• EXERCISE
Retype only what runs from the beginning of the data through the line with "-59.4, -59.4, -59.5, -59.5, -59.4, -59.4, -59.3, -59.3, -59.2]"; please omit the pictures and keep every line exact.

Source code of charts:

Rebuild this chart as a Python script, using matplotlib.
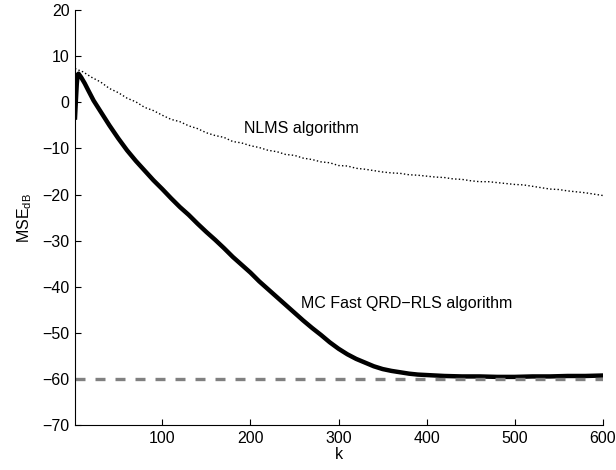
import numpy as np
import matplotlib.pyplot as plt

plt.rcParams['font.family'] = ['Liberation Sans', 'DejaVu Sans']
plt.rcParams['mathtext.fontset'] = 'custom'
plt.rcParams['mathtext.rm'] = 'Liberation Sans'

# MC Fast QRD-RLS learning curve
k_rls = [1, 2, 3, 4, 5, 8, 12, 16, 22, 30, 40, 50, 60, 70, 80, 90, 100, 110,
         120, 130, 140, 150, 160, 170, 180, 190, 200, 210, 220, 230, 240, 250,
         260, 270, 280, 290, 300, 310, 320, 330, 340, 350, 360, 370, 380, 390,
         400, 420, 440, 460, 480, 500, 520, 540, 560, 580, 600]
mse_rls = [-3.3, 0.5, 4.0, 6.0, 6.2, 5.4, 4.1, 2.6, 0.4, -2.0, -5.0, -7.8,
           -10.4, -12.7, -14.8, -16.9, -18.8, -20.8, -22.7, -24.4, -26.3,
           -28.1, -29.8, -31.6, -33.5, -35.2, -36.9, -38.8, -40.5, -42.2,
           -43.9, -45.6, -47.3, -48.9, -50.4, -52.0, -53.4, -54.6, -55.6,
           -56.4, -57.2, -57.8, -58.2, -58.5, -58.8, -59.0, -59.1, -59.3,
           -59.4, -59.4, -59.5, -59.5, -59.4, -59.4, -59.3, -59.3, -59.2]

# NLMS learning curve
k_nlms = [1, 10, 20, 30, 40, 50, 60, 70, 80, 90, 100, 110, 120, 130, 140, 150,
          160, 170, 180, 190, 200, 210, 220, 230, 240, 250, 260, 270, 280, 290,
          300, 310, 320, 330, 340, 350, 360, 370, 380, 390, 400, 410, 420, 430,
          440, 450, 460, 470, 480, 490, 500, 510, 520, 530, 540, 550, 560, 570,
          580, 590, 600]
mse_nlms = [7.3, 6.6, 5.4, 4.4, 3.0, 2.1, 0.9, 0.1, -1.1, -1.8, -2.8, -3.7,
            -4.2, -5.1, -5.7, -6.6, -7.2, -7.6, -8.5, -8.8, -9.4, -9.8, -10.4,
            -10.7, -11.3, -11.5, -12.1, -12.4, -12.9, -13.1, -13.7, -13.8,
            -14.3, -14.5, -14.8, -15.1, -15.3, -15.4, -15.7, -15.8, -16.0,
            -16.2, -16.3, -16.6, -16.7, -17.0, -17.2, -17.2, -17.4, -17.6,
            -17.8, -17.9, -18.2, -18.5, -18.8, -18.9, -19.2, -19.4, -19.6,
            -19.9, -20.2]

mse_min = -60

fig = plt.figure(figsize=(6.16, 4.70), dpi=100)
ax = fig.add_axes([0.1218, 0.095, 0.857, 0.8837])

ax.plot(k_nlms, mse_nlms, color='black', linestyle=':', linewidth=1.0)
ax.plot(k_rls, mse_rls, color='black', linewidth=3.2, solid_joinstyle='round')
ax.axhline(mse_min, color='#808080', linestyle=(0, (3, 3)), linewidth=2.4)

ax.text(193, -5.6, 'NLMS algorithm', fontsize=11.5, va='center')
ax.text(257, -43.5, 'MC Fast QRD\u2212RLS algorithm', fontsize=11.5, va='center')

ax.set_xlim(1, 600)
ax.set_ylim(-70, 20)
ax.set_xticks([100, 200, 300, 400, 500, 600])
ax.set_yticks(np.arange(-70, 21, 10))
ax.set_yticklabels([str(v).replace('-', '\u2212') for v in range(-70, 21, 10)])
ax.tick_params(direction='in', length=4, width=0.8, labelsize=11.5, pad=4)

ax.spines['top'].set_visible(False)
ax.spines['right'].set_visible(False)
ax.spines['left'].set_linewidth(0.8)
ax.spines['bottom'].set_linewidth(0.8)

ax.set_xlabel('k', fontsize=11.5, labelpad=1)
ax.set_ylabel(r'MSE$_{\mathrm{dB}}$', fontsize=11.5, labelpad=6)

fig.savefig('out.png', dpi=100)
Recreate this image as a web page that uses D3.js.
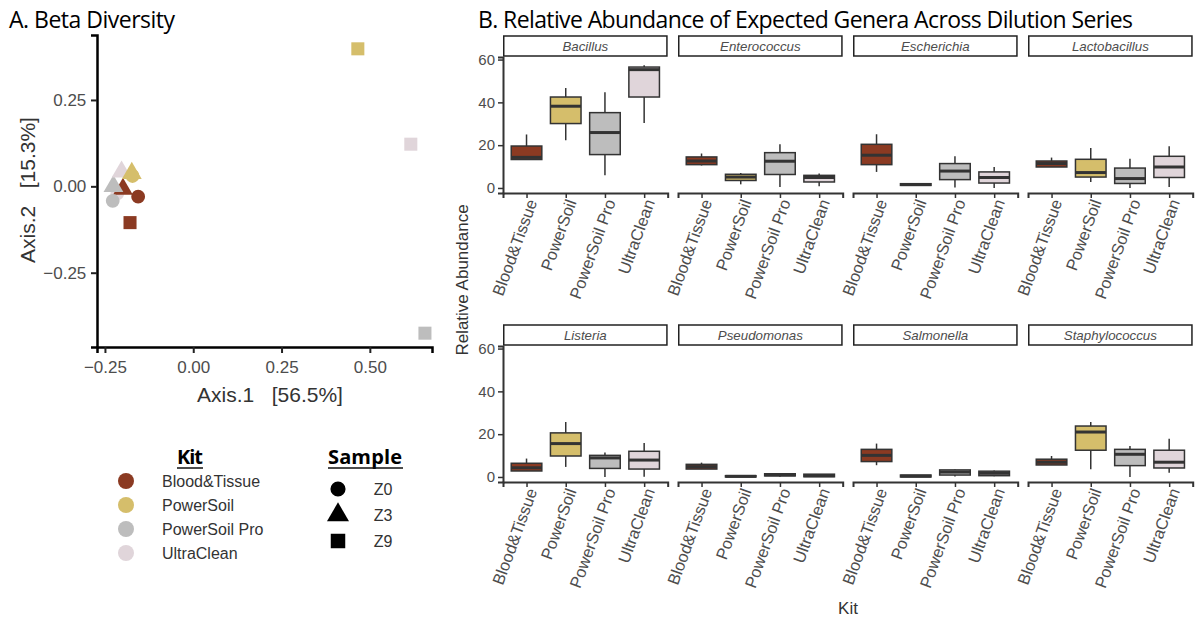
<!DOCTYPE html>
<html>
<head>
<meta charset="utf-8">
<script src="https://cdn.jsdelivr.net/npm/d3@7"></script>
<style>
  body { margin: 0; background: #fff; }
  text { font-family: "Liberation Sans", Arial, sans-serif; }
</style>
</head>
<body>
<svg id="chart"></svg>
<script>
// ---- data ----
const kits = ["Blood&Tissue", "PowerSoil", "PowerSoil Pro", "UltraClean"];
const kitColors = ["#8b3a22", "#d5be6b", "#bdbdbd", "#e0d5da"];
const samples = ["Z0", "Z3", "Z9"];

// PCoA points (draw order)
const pcoaKit = ["UltraClean", "PowerSoil", "Blood&Tissue", "PowerSoil Pro", "UltraClean", "PowerSoil",
  "PowerSoil Pro", "Blood&Tissue", "Blood&Tissue", "PowerSoil", "PowerSoil Pro", "UltraClean"];
const pcoaSample = ["Z0", "Z0", "Z3", "Z3", "Z3", "Z3", "Z0", "Z0", "Z9", "Z9", "Z9", "Z9"];
const pcoaAxis1 = [-0.215, -0.172, -0.199, -0.226, -0.203, -0.174, -0.228, -0.156, -0.179, 0.466, 0.656, 0.616];
const pcoaAxis2 = [-0.02, 0.03, -0.008, 0.0, 0.042, 0.038, -0.042, -0.030, -0.105, 0.398, -0.425, 0.122];
const pcoaXTicks = [-0.25, 0, 0.25, 0.5];
const pcoaYTicks = [-0.25, 0, 0.25];

// Boxplot stats: genus-major, kits in order within each genus
const genera = ["Bacillus", "Enterococcus", "Escherichia", "Lactobacillus",
  "Listeria", "Pseudomonas", "Salmonella", "Staphylococcus"];
const whiskerLow = [13.3, 22.3, 5.9, 30.4, 10.5, 1.7, 0.5, 0.8, 7.5, 1.0, 0.2, 0.0, 9.8, 2.8, 0.0, 0.5,
  2.8, 4.7, 0.0, 0.1, 3.7, 0.0, 0.1, 0.0, 5.5, 0.0, 0.2, 0.3, 5.6, 3.6, 0.0, 2.0];
const q1 = [13.3, 30.1, 15.6, 42.5, 10.9, 3.5, 6.3, 2.8, 10.9, 1.2, 3.9, 2.3, 9.8, 5.1, 2.1, 4.9,
  2.8, 9.8, 4.0, 3.7, 3.7, 0.0, 0.5, 0.1, 7.2, 0.0, 0.9, 0.6, 5.6, 12.5, 5.3, 4.2];
const median = [14.3, 38.2, 25.9, 55.3, 12.6, 5.1, 12.5, 4.9, 15.3, 1.6, 7.9, 4.9, 11.4, 7.2, 4.4, 9.8,
  4.3, 15.6, 8.9, 7.9, 4.8, 0.3, 1.0, 0.6, 10.1, 0.4, 2.3, 1.7, 6.9, 21.0, 10.6, 6.9];
const q3 = [19.6, 42.5, 35.2, 56.5, 14.5, 6.4, 16.5, 5.9, 20.4, 2.0, 11.4, 7.5, 12.6, 13.4, 9.3, 14.8,
  6.4, 20.6, 10.1, 12.0, 5.9, 0.6, 1.5, 1.3, 12.9, 0.9, 3.3, 2.7, 8.3, 23.8, 12.9, 12.5];
const whiskerHigh = [25.0, 46.7, 44.7, 57.3, 16.1, 7.0, 20.4, 6.8, 25.1, 2.2, 14.8, 9.8, 14.2, 18.7, 13.7, 19.5,
  8.6, 25.7, 11.4, 15.9, 6.7, 0.6, 1.6, 1.3, 15.6, 0.9, 3.5, 3.0, 9.8, 25.7, 14.5, 17.9];
const abundanceTicks = [0, 20, 40, 60];

// ---- setup ----
const width = 1195, height = 626;
const svg = d3.select("#chart").attr("width", width).attr("height", height);
const color = d3.scaleOrdinal().domain(kits).range(kitColors);
const shape = d3.scaleOrdinal().domain(samples).range([d3.symbolCircle, d3.symbolTriangle, d3.symbolSquare]);
const shapeSize = { Z0: 150, Z3: 170, Z9: 170 };
const titleFont = '"Open Sans", "Noto Sans", sans-serif';

// ---- A. Beta diversity ----
svg.append("text")
  .attr("x", 9).attr("y", 28)
  .attr("font-size", 23).style("font-family", titleFont)
  .attr("textLength", 166)
  .attr("fill", "#000")
  .text("A. Beta Diversity");

const pa = { left: 97, right: 432, top: 35, bottom: 347 };
const x = d3.scaleLinear().domain([-0.2725, 0.676]).range([pa.left, pa.right]);
const y = d3.scaleLinear().domain([-0.465, 0.438]).range([pa.bottom, pa.top]);

const gx = svg.append("g")
  .attr("transform", "translate(0," + pa.bottom + ")")
  .call(d3.axisBottom(x).tickValues(pcoaXTicks).tickFormat(d3.format(".2f")).tickSizeOuter(0).tickSize(6));
const gy = svg.append("g")
  .attr("transform", "translate(" + pa.left + ",0)")
  .call(d3.axisLeft(y).tickValues(pcoaYTicks).tickFormat(d3.format(".2f")).tickSizeOuter(0).tickSize(6));
[gx, gy].forEach(g => {
  g.select(".domain").attr("stroke", "#000").attr("stroke-width", 2.5);
  g.selectAll(".tick line").attr("stroke", "#222").attr("stroke-width", 2);
  g.selectAll(".tick text").attr("fill", "#4d4d4d").attr("font-size", 17)
    .style("font-family", '"Liberation Sans", Arial, sans-serif');
});
gx.selectAll(".tick text").attr("dy", "1.0em");
gy.selectAll(".tick text").attr("dx", "-0.1em");

svg.append("g").selectAll("path")
  .data(pcoaKit.map((k, i) => ({ kit: k, sample: pcoaSample[i], a1: pcoaAxis1[i], a2: pcoaAxis2[i] })))
  .join("path")
  .attr("transform", d => "translate(" + x(d.a1) + "," + y(d.a2) + ")")
  .attr("d", d => d3.symbol().type(shape(d.sample)).size(shapeSize[d.sample])())
  .attr("fill", d => color(d.kit));

svg.append("text")
  .attr("x", 270).attr("y", 402)
  .attr("text-anchor", "middle").attr("font-size", 21).attr("fill", "#333")
  .attr("xml:space", "preserve")
  .text("Axis.1   [56.5%]");
svg.append("text")
  .attr("transform", "translate(35,190) rotate(-90)")
  .attr("text-anchor", "middle").attr("font-size", 21).attr("fill", "#333")
  .attr("xml:space", "preserve")
  .text("Axis.2   [15.3%]");

// legends
const legKit = svg.append("g");
legKit.append("text").attr("x", 190).attr("y", 464).attr("text-anchor", "middle")
  .attr("font-size", 20).attr("font-weight", "bold").style("font-family", titleFont)
  .attr("textLength", 26).text("Kit");
legKit.append("line").attr("x1", 177).attr("x2", 203).attr("y1", 468).attr("y2", 468)
  .attr("stroke", "#111").attr("stroke-width", 1.5);
legKit.selectAll("circle").data(kits).join("circle")
  .attr("cx", 126).attr("cy", (d, i) => 481 + i * 24).attr("r", 8)
  .attr("fill", d => color(d));
legKit.selectAll("text.lab").data(kits).join("text").attr("class", "lab")
  .attr("x", 162).attr("y", (d, i) => 481 + i * 24).attr("dy", "0.35em")
  .attr("font-size", 16).attr("fill", "#333").text(d => d);

const legSample = svg.append("g");
legSample.append("text").attr("x", 365).attr("y", 464).attr("text-anchor", "middle")
  .attr("font-size", 20).attr("font-weight", "bold").style("font-family", titleFont)
  .attr("textLength", 74).text("Sample");
legSample.append("line").attr("x1", 328).attr("x2", 403).attr("y1", 468).attr("y2", 468)
  .attr("stroke", "#111").attr("stroke-width", 1.5);
legSample.selectAll("path").data(samples).join("path")
  .attr("transform", (d, i) => "translate(338," + (489 + i * 26) + ")")
  .attr("d", d => d3.symbol().type(shape(d)).size(d === "Z0" ? 180 : 210)())
  .attr("fill", "#000");
legSample.selectAll("text.lab").data(samples).join("text").attr("class", "lab")
  .attr("x", 383).attr("y", (d, i) => 489 + i * 26).attr("dy", "0.35em")
  .attr("text-anchor", "middle").attr("font-size", 16).attr("fill", "#333").text(d => d);

// ---- B. Relative abundance ----
svg.append("text")
  .attr("x", 478).attr("y", 28)
  .attr("font-size", 23).style("font-family", titleFont)
  .attr("textLength", 655)
  .attr("fill", "#000")
  .text("B. Relative Abundance of Expected Genera Across Dilution Series");

const colX = d3.scaleBand().domain([0, 1, 2, 3]).range([503, 1192.7]).paddingInner(0.059);
const rowTop = [57, 346];
const panelH = 136, stripH = 21;
const yb = d3.scaleLinear().domain([-2.35, 61.2]).range([panelH, 0]);
const kx = d3.scalePoint().domain(kits).range([0, colX.bandwidth()]).padding(0.6);
const boxW = kx.step() * 0.78;

genera.forEach((genus, gi) => {
  const col = gi % 4, row = Math.floor(gi / 4);
  const g = svg.append("g").attr("transform", "translate(" + colX(col) + "," + rowTop[row] + ")");
  const pw = colX.bandwidth();

  // strip
  g.append("rect").attr("x", 0.75).attr("y", -stripH).attr("width", pw - 1.5).attr("height", stripH - 1)
    .attr("fill", "#fff").attr("stroke", "#222").attr("stroke-width", 1.5);
  g.append("text").attr("x", pw / 2).attr("y", -stripH / 2 - 0.5).attr("dy", "0.35em")
    .attr("text-anchor", "middle").attr("font-size", 13.3).attr("font-style", "italic")
    .attr("fill", "#4d4d4d").text(genus);

  // boxes
  const rows = kits.map((k, ki) => {
    const i = gi * 4 + ki;
    return { kit: k, lo: whiskerLow[i], q1: q1[i], med: median[i], q3: q3[i], hi: whiskerHigh[i] };
  });
  const bx = g.append("g").selectAll("g").data(rows).join("g")
    .attr("transform", d => "translate(" + kx(d.kit) + ",0)");
  bx.append("line").attr("y1", d => yb(d.hi)).attr("y2", d => yb(d.lo))
    .attr("stroke", "#333").attr("stroke-width", 1.5);
  bx.append("rect").attr("x", -boxW / 2).attr("width", boxW)
    .attr("y", d => yb(d.q3)).attr("height", d => Math.max(yb(d.q1) - yb(d.q3), 0.5))
    .attr("fill", d => color(d.kit)).attr("stroke", "#333").attr("stroke-width", 1.5);
  bx.append("line").attr("x1", -boxW / 2).attr("x2", boxW / 2)
    .attr("y1", d => yb(d.med)).attr("y2", d => yb(d.med))
    .attr("stroke", "#333").attr("stroke-width", 3);

  // x axis
  const ax = g.append("g").attr("transform", "translate(0," + panelH + ")")
    .call(d3.axisBottom(kx).tickSizeOuter(0).tickSize(5));
  ax.select(".domain").attr("stroke", "#333").attr("stroke-width", 2);
  ax.selectAll(".tick line").attr("stroke", "#333").attr("stroke-width", 1.5);
  ax.selectAll(".tick text")
    .attr("fill", "#4d4d4d").attr("font-size", 16.5)
    .attr("text-anchor", "end")
    .attr("transform", "translate(5,7) rotate(-70)")
    .attr("dx", 0).attr("dy", "0.35em").attr("y", 0).attr("x", 0);

  // y axis on first column only
  if (col === 0) {
    const ay = g.append("g").call(d3.axisLeft(yb).tickValues(abundanceTicks).tickSizeOuter(0).tickSize(5));
    ay.select(".domain").attr("stroke", "#333").attr("stroke-width", 2);
    ay.selectAll(".tick line").attr("stroke", "#333").attr("stroke-width", 1.5);
    ay.selectAll(".tick text").attr("fill", "#4d4d4d").attr("font-size", 15);
  }
});

svg.append("text")
  .attr("transform", "translate(468,280) rotate(-90)")
  .attr("text-anchor", "middle").attr("font-size", 17).attr("fill", "#333")
  .text("Relative Abundance");
svg.append("text")
  .attr("x", 848).attr("y", 614)
  .attr("text-anchor", "middle").attr("font-size", 17).attr("fill", "#333")
  .text("Kit");
</script>
</body>
</html>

• WRITTEN SOLUTION
Rebuild this chart as a Python script, using matplotlib.
import numpy as np
import matplotlib.pyplot as plt

plt.rcParams['font.family'] = ['Liberation Sans', 'DejaVu Sans']
plt.rcParams['mathtext.fontset'] = 'custom'
plt.rcParams['mathtext.rm'] = 'Liberation Sans'

# MC Fast QRD-RLS learning curve
k_rls = [1, 2, 3, 4, 5, 8, 12, 16, 22, 30, 40, 50, 60, 70, 80, 90, 100, 110,
         120, 130, 140, 150, 160, 170, 180, 190, 200, 210, 220, 230, 240, 250,
         260, 270, 280, 290, 300, 310, 320, 330, 340, 350, 360, 370, 380, 390,
         400, 420, 440, 460, 480, 500, 520, 540, 560, 580, 600]
mse_rls = [-3.3, 0.5, 4.0, 6.0, 6.2, 5.4, 4.1, 2.6, 0.4, -2.0, -5.0, -7.8,
           -10.4, -12.7, -14.8, -16.9, -18.8, -20.8, -22.7, -24.4, -26.3,
           -28.1, -29.8, -31.6, -33.5, -35.2, -36.9, -38.8, -40.5, -42.2,
           -43.9, -45.6, -47.3, -48.9, -50.4, -52.0, -53.4, -54.6, -55.6,
           -56.4, -57.2, -57.8, -58.2, -58.5, -58.8, -59.0, -59.1, -59.3,
           -59.4, -59.4, -59.5, -59.5, -59.4, -59.4, -59.3, -59.3, -59.2]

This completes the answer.